Bye bye Tibériade ★★☆☆

Lina Soualem plonge dans les archives familiales pour raconter l’histoire de sa mère Hiam Abbas, née en Palestine en 1960. Sa grand-mère, Um Ali, avait dû fuir Tibériade en 1948 lors de la création d’Israël. Sa maison détruite, sa famille éclatée (l’une de ses filles s’est retrouvée en Syrie dont elle ne put jamais revenir), elle s’installa à Deir Hanna, à mi-chemin entre Acre et Tibériade. C’est là que vécut Nemat, sa mère, qu’elle y devint institutrice, qu’elle y fonda une famille bientôt riche de dix enfants. Hiam, la quatrième, se sentait étouffer dans ce milieu patriarcal. Elle partit le plus vite possible étudier la photographie à Haïfa, avant d’intégrer une troupe de théâtre à Jérusalem, de se marier contre la volonté de ses parents avec un Anglais et d’aller vivre à Londres avant de s’installer à Paris en 1989, sans parler un mot de français.

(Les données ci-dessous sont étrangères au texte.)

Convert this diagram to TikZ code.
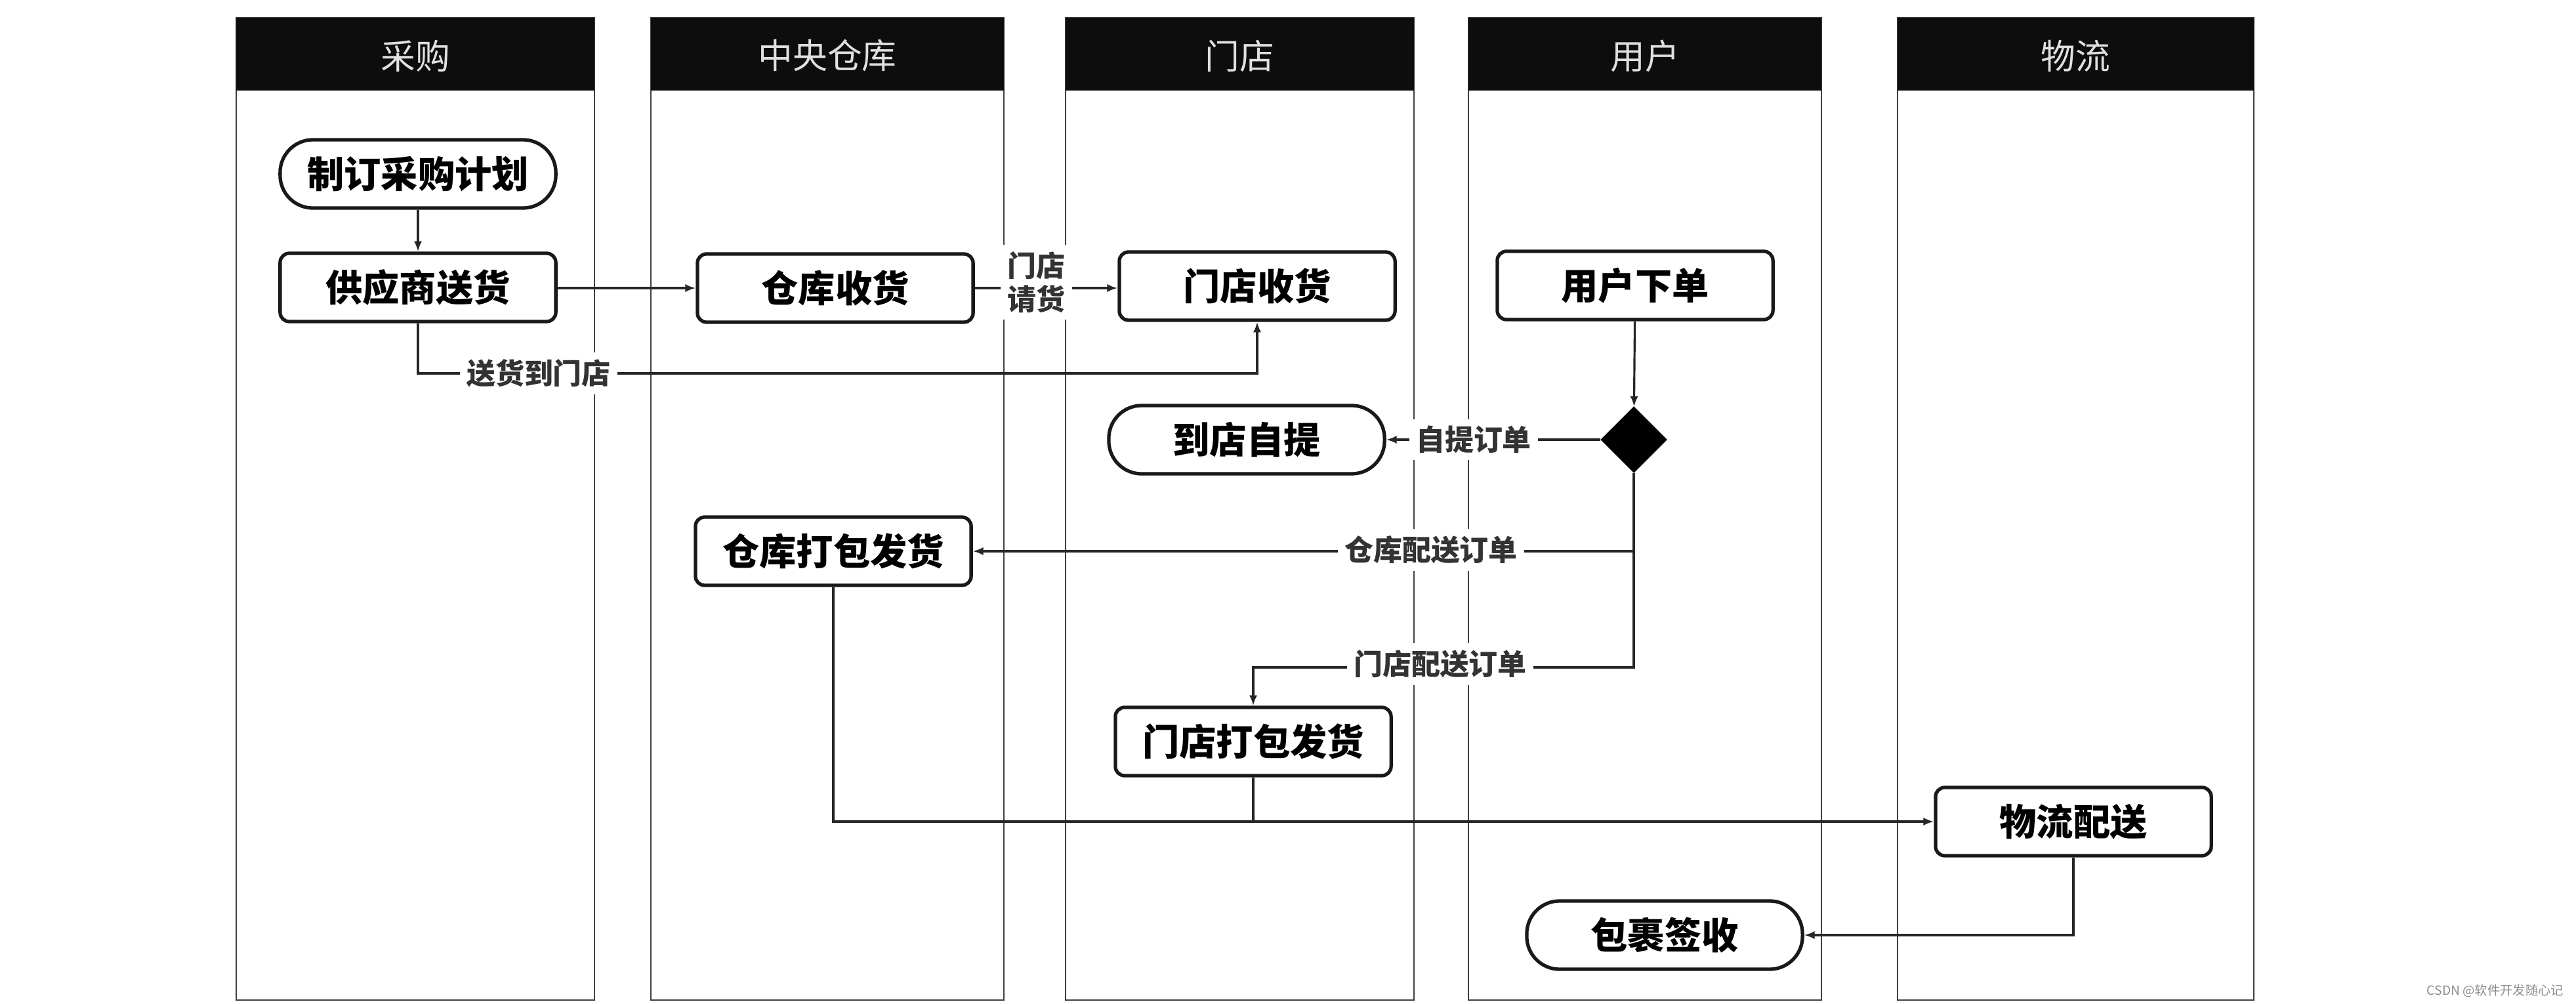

Lina Soualem creuse le sillon qu’elle avait déjà ébauché dans son premier documentaire, Leur Algérie, consacré à ses grands-parents paternels (les parents de l’acteur bien connu Zinedine Soualem). Bye bye Tibériade est un documentaire à la fois intime et pudique. Comme son titre l’annonce, il est placé sous le signe de la nostalgie. Lina Soualem veut garder le souvenir, qui est en train de se perdre après la mort de sa grand-mère Nemat, de la vie de quatre générations de femmes palestiniennes.

Derrière la micro-histoire de cette famille, c’est l’Histoire de la Palestine qui se dessine, celle de la Nakba de 1948, celle de la difficile coexistence des deux peuples israélien et palestinien, sur une même terre minuscule, celle de la revendication sans cesse renaissante mais toujours bâillonnée de l’indépendance et de la souveraineté.

La vraie héroïne du film est Hiam, la mère de Lina. Ses traits nous sont devenus familiers, à force de l’avoir vue depuis plus de trente ans dans une kyrielle de films : La Fiancée syrienne, Free Zone, Munich, Les Citronniers, Corps étranger, Gaza mon amour… Comment une telle artiste est-elle née dans un tel milieu ? Comment sa sensibilité s’y est-elle aiguisée ? Pourquoi est-elle partie ? Comment s’est-elle réconciliée avec ses parents ? Autant de questions qui ne sont pas traitées de front mais auxquelles, par bribes successives, des réponses partielles et pudiques sont apportées.